Shareholder Rights Plan: ISS will start recommending against all directors every year whenever a company adopts a shareholder rights plan longer than twelve months without shareholder approval. Plans of twelve months or less will be evaluated case-by-case, with ISS evaluating the company’s disclosed rationale and other relevant factors, e.g., a commitment to put any renewal to a shareholder vote. Companies wanting to have the benefits of a rights plan but avoid negative ISS vote recommendations should keep a rights plan “on the shelf,” after a fully informed presentation to the board of directors but without adopting the plan until it is needed.

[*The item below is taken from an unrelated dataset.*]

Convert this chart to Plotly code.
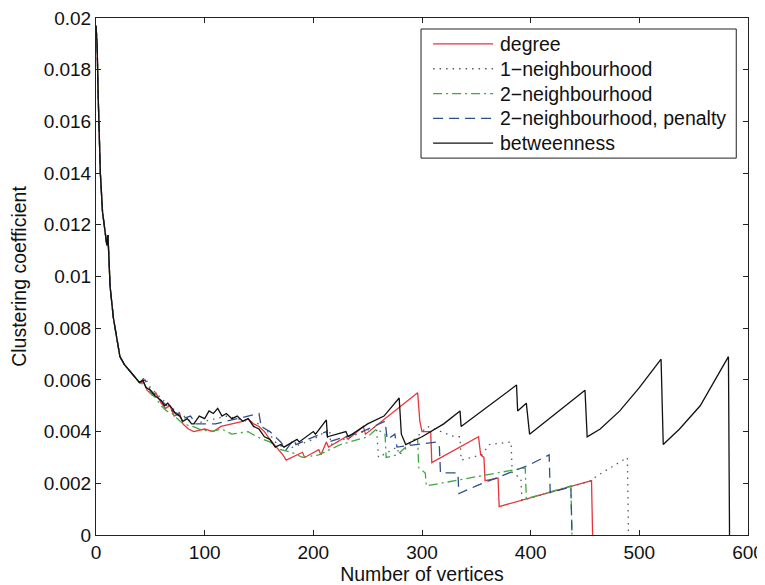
import plotly.graph_objects as go

# shared initial decay (all series start almost identically)
decay_x = [0, 1, 2, 3, 4, 6, 8, 10, 11, 13, 16, 19, 22, 26, 30, 34, 40]
decay_y = [0.0197, 0.019, 0.017, 0.0155, 0.014, 0.0125, 0.0118, 0.0112, 0.0116, 0.0096,
           0.0084, 0.0077, 0.0069, 0.0066, 0.0064, 0.0062, 0.0059]

degree_x = [44, 47, 52, 55, 60, 64, 68, 72, 77, 80, 85, 90, 100, 108, 115, 125, 135, 140, 145,
            150, 155, 160, 166, 172, 175, 190, 192, 205, 207, 212, 214, 230, 232, 246, 248,
            296, 298, 300, 308, 309, 352, 354, 357, 358, 370, 371, 456, 457]
degree_y = [0.0059, 0.0056, 0.0054, 0.0055, 0.0051, 0.0049, 0.005, 0.0046, 0.0047, 0.0043,
            0.0041, 0.0040, 0.0041, 0.0040, 0.0042, 0.0043, 0.0044, 0.0045, 0.0043, 0.0042,
            0.0040, 0.0037, 0.0034, 0.0031, 0.0029, 0.0032, 0.0030, 0.0033, 0.0031, 0.0036,
            0.0034, 0.0038, 0.0037, 0.0042, 0.0039, 0.0055, 0.0044, 0.0040, 0.0040, 0.0028,
            0.0038, 0.0031, 0.0030, 0.0021, 0.0022, 0.0011, 0.0021, 0.0]

n1_x = [45, 50, 55, 62, 70, 78, 90, 100, 110, 120, 130, 140, 150, 158, 165, 175, 200, 215, 216,
        240, 258, 260, 277, 279, 305, 330, 335, 336, 355, 362, 382, 383, 391, 392, 456, 460,
        489, 490]
n1_y = [0.0061, 0.0057, 0.0055, 0.0052, 0.0049, 0.0047, 0.0043, 0.0044, 0.0045, 0.0046,
        0.0045, 0.0044, 0.0043, 0.0040, 0.0036, 0.0033, 0.0037, 0.0041, 0.0035, 0.0039,
        0.0042, 0.0030, 0.0034, 0.0031, 0.0042, 0.0038, 0.0038, 0.0029, 0.0031, 0.0035,
        0.0036, 0.0024, 0.0022, 0.00134, 0.0021, 0.00226, 0.0030, 0.0]

n2_x = [45, 50, 55, 60, 65, 70, 75, 80, 89, 95, 105, 116, 125, 140, 148, 160, 170, 180, 190,
        205, 215, 225, 250, 258, 266, 267, 277, 293, 296, 297, 303, 304, 395, 396, 437, 438]
n2_y = [0.0058, 0.0055, 0.0053, 0.0050, 0.0048, 0.0047, 0.0045, 0.0043, 0.0042, 0.0041,
        0.0040, 0.0041, 0.0039, 0.0040, 0.0038, 0.0036, 0.0033, 0.0032, 0.0030, 0.0031,
        0.0033, 0.0035, 0.0038, 0.0041, 0.0039, 0.0030, 0.0031, 0.0037, 0.0037, 0.0026,
        0.0024, 0.0019, 0.0026, 0.0014, 0.0019, 0.0]

pen_x = [45, 50, 55, 60, 65, 70, 75, 80, 87, 92, 100, 110, 120, 130, 140, 150, 152, 160, 170,
         175, 182, 184, 212, 214, 245, 262, 266, 268, 275, 277, 314, 316, 317, 333, 334, 350,
         398, 417, 418, 437, 438]
pen_y = [0.0060, 0.0056, 0.0054, 0.0052, 0.0050, 0.0048, 0.0047, 0.0045, 0.0046, 0.0043,
         0.0043, 0.0043, 0.0044, 0.0045, 0.0046, 0.0047, 0.0042, 0.0040, 0.0036, 0.0033,
         0.0037, 0.0035, 0.0040, 0.0036, 0.0040, 0.0043, 0.0044, 0.0037, 0.0039, 0.0034,
         0.0036, 0.0034, 0.0024, 0.0024, 0.0016, 0.0019, 0.0027, 0.0031, 0.00164, 0.00186, 0.0]

betw_x = [43, 46, 50, 54, 57, 60, 63, 66, 70, 73, 77, 80, 84, 88, 90, 95, 100, 104, 108, 112,
          116, 120, 125, 130, 135, 140, 145, 150, 155, 160, 165, 170, 173, 185, 187, 200, 202,
          212, 213, 230, 232, 250, 265, 279, 281, 283, 285, 300, 320, 335, 336, 387, 388, 396,
          399, 450, 452, 464, 482, 500, 520, 522, 537, 556, 582, 583]
betw_y = [0.0060, 0.0057, 0.0056, 0.0054, 0.0053, 0.0052, 0.0050, 0.0051, 0.0049, 0.0047,
          0.0046, 0.0044, 0.0045, 0.0043, 0.0043, 0.0046, 0.0045, 0.0048, 0.0047, 0.0049,
          0.0046, 0.0047, 0.0045, 0.0046, 0.0044, 0.0045, 0.0042, 0.0041, 0.0038, 0.0037,
          0.0034, 0.0035, 0.0034, 0.0037, 0.0036, 0.0040, 0.0039, 0.00445, 0.0038, 0.0040,
          0.0038, 0.0043, 0.0046, 0.0053, 0.0039, 0.0037, 0.0035, 0.0038, 0.0043, 0.0048,
          0.0042, 0.0058, 0.0048, 0.0051, 0.0039, 0.0056, 0.0038, 0.0041, 0.0048, 0.0057,
          0.0068, 0.0035, 0.0041, 0.0050, 0.0069, 0.0]

series_names = ["degree", "1\u2212neighbourhood", "2\u2212neighbourhood",
                "2\u2212neighbourhood, penalty", "betweenness"]
x_ticks = [0, 100, 200, 300, 400, 500, 600]
y_ticks = [0, 0.002, 0.004, 0.006, 0.008, 0.01, 0.012, 0.014, 0.016, 0.018, 0.02]
y_tick_labels = ["0", "0.002", "0.004", "0.006", "0.008", "0.01", "0.012", "0.014",
                 "0.016", "0.018", "0.02"]

colors = ["#e8343c", "#4f624f", "#3fa83f", "#2e4f8c", "#111111"]
dashes = ["solid", "1.5px,5px", "9px,4px,2px,4px", "10px,6px", "solid"]
tails = [(degree_x, degree_y), (n1_x, n1_y), (n2_x, n2_y), (pen_x, pen_y), (betw_x, betw_y)]

fig = go.Figure()
for name, (tx, ty), col, dash in zip(series_names, tails, colors, dashes):
    fig.add_trace(go.Scatter(
        x=decay_x + tx, y=decay_y + ty, mode="lines", name=name, showlegend=False,
        line=dict(color=col, width=1.3, dash=dash),
    ))

# hand-built legend box (MATLAB style, compact rows)
leg_x0, leg_x1, leg_top, leg_bot = 0.4985, 0.982, 0.9787, 0.729
row_step = (leg_top - leg_bot) / 5.2
shapes = [dict(type="rect", xref="paper", yref="paper", x0=leg_x0, x1=leg_x1,
               y0=leg_bot, y1=leg_top, line=dict(color="#222", width=1),
               fillcolor="white", layer="above")]
annotations = []
for i, (name, col, dash) in enumerate(zip(series_names, colors, dashes)):
    yy = leg_top - row_step * (0.6 + i)
    shapes.append(dict(type="line", xref="paper", yref="paper", x0=0.517, x1=0.609,
                       y0=yy, y1=yy, line=dict(color=col, width=1.3, dash=dash),
                       layer="above"))
    annotations.append(dict(xref="paper", yref="paper", x=0.6165, y=yy, text=name,
                            showarrow=False, xanchor="left", yanchor="middle",
                            font=dict(size=19.5)))

font = "Liberation Sans, Arial, Helvetica, sans-serif"
# the page body adds an 8px offset, so the figure is 8px smaller than the window
fig.update_layout(
    width=757, height=577,
    margin=dict(l=88, r=17, t=10, b=50),
    paper_bgcolor="white", plot_bgcolor="white",
    font=dict(family=font, size=19, color="#111"),
    shapes=shapes, annotations=annotations,
    xaxis=dict(
        range=[0, 600], tickvals=x_ticks, ticks="inside", ticklen=5, automargin=False,
        showline=True, linecolor="#222", linewidth=1, mirror="ticks",
        showgrid=False, zeroline=False, tickcolor="#222", ticklabeloverflow="allow",
        title=dict(text="Number of vertices", font=dict(size=19.5), standoff=0),
    ),
    yaxis=dict(
        range=[0, 0.02], tickvals=y_ticks, ticktext=y_tick_labels, ticks="inside",
        ticklen=5, showline=True, linecolor="#222", linewidth=1, mirror="ticks",
        showgrid=False, zeroline=False, tickcolor="#222", automargin=False,
        ticklabeloverflow="allow",
        title=dict(text="Clustering coefficient", font=dict(size=19.5), standoff=13),
    ),
)

fig.write_html("out.html")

Independent Director Compensation: ISS will start recommending against the relevant directors (likely to be compensation committee members) when “there is a pattern (i.e., two or more consecutive years) of excessive non-executive director compensation without disclosing a compelling rationale or other mitigating factors.” The Update does not say what ISS thinks is “excessive,” what rationales ISS would find “compelling” or what factors might be “mitigating.” As usual for ISS’s compensation policies, this new one will need to be “field tested” before we can fully understand the practices that ISS will penalize. Fortunately, ISS has stated that this new policy will not affect any nominations in 2018.
Say-on-Pay: ISS currently may recommend against directors whenever the previous Say-on-Pay vote received the support of less than 70% of the votes cast. The Update indicates that, in making this determination, ISS will look for disclosure by the company of (a) the timing and frequency of shareholder outreach, (b) the participation of independent directors in this outreach, (c) the issues with the compensation program raised by the shareholders during the outreach and (d) whether the company made meaningful changes to its compensation program in response to the outreach.
Other Changes: According to the Update, ISS will consider recommending against directors if directors and/or officers engage in excessive pledging of the company’s shares. However, ISS does not provide any clarity on how much pledging is excessive. ISS has also added a policy that it will consider a board’s overall diversity when evaluating that board’s “composition” but it does not specifically state how a board’s diversity may affect ISS’s voting recommendations as to individual directors. The Update indicates that ISS will begin calling out companies for lacking gender diversity on their boards but that a lack of diversity will not affect voting recommendations. Finally, ISS adopted a policy regarding proposals on gender pay equality, stating that it will consider such proposals case by case and it will examine a company’s disclosed compensation policies, any recent controversies and a company’s gender pay equality relative to its peers.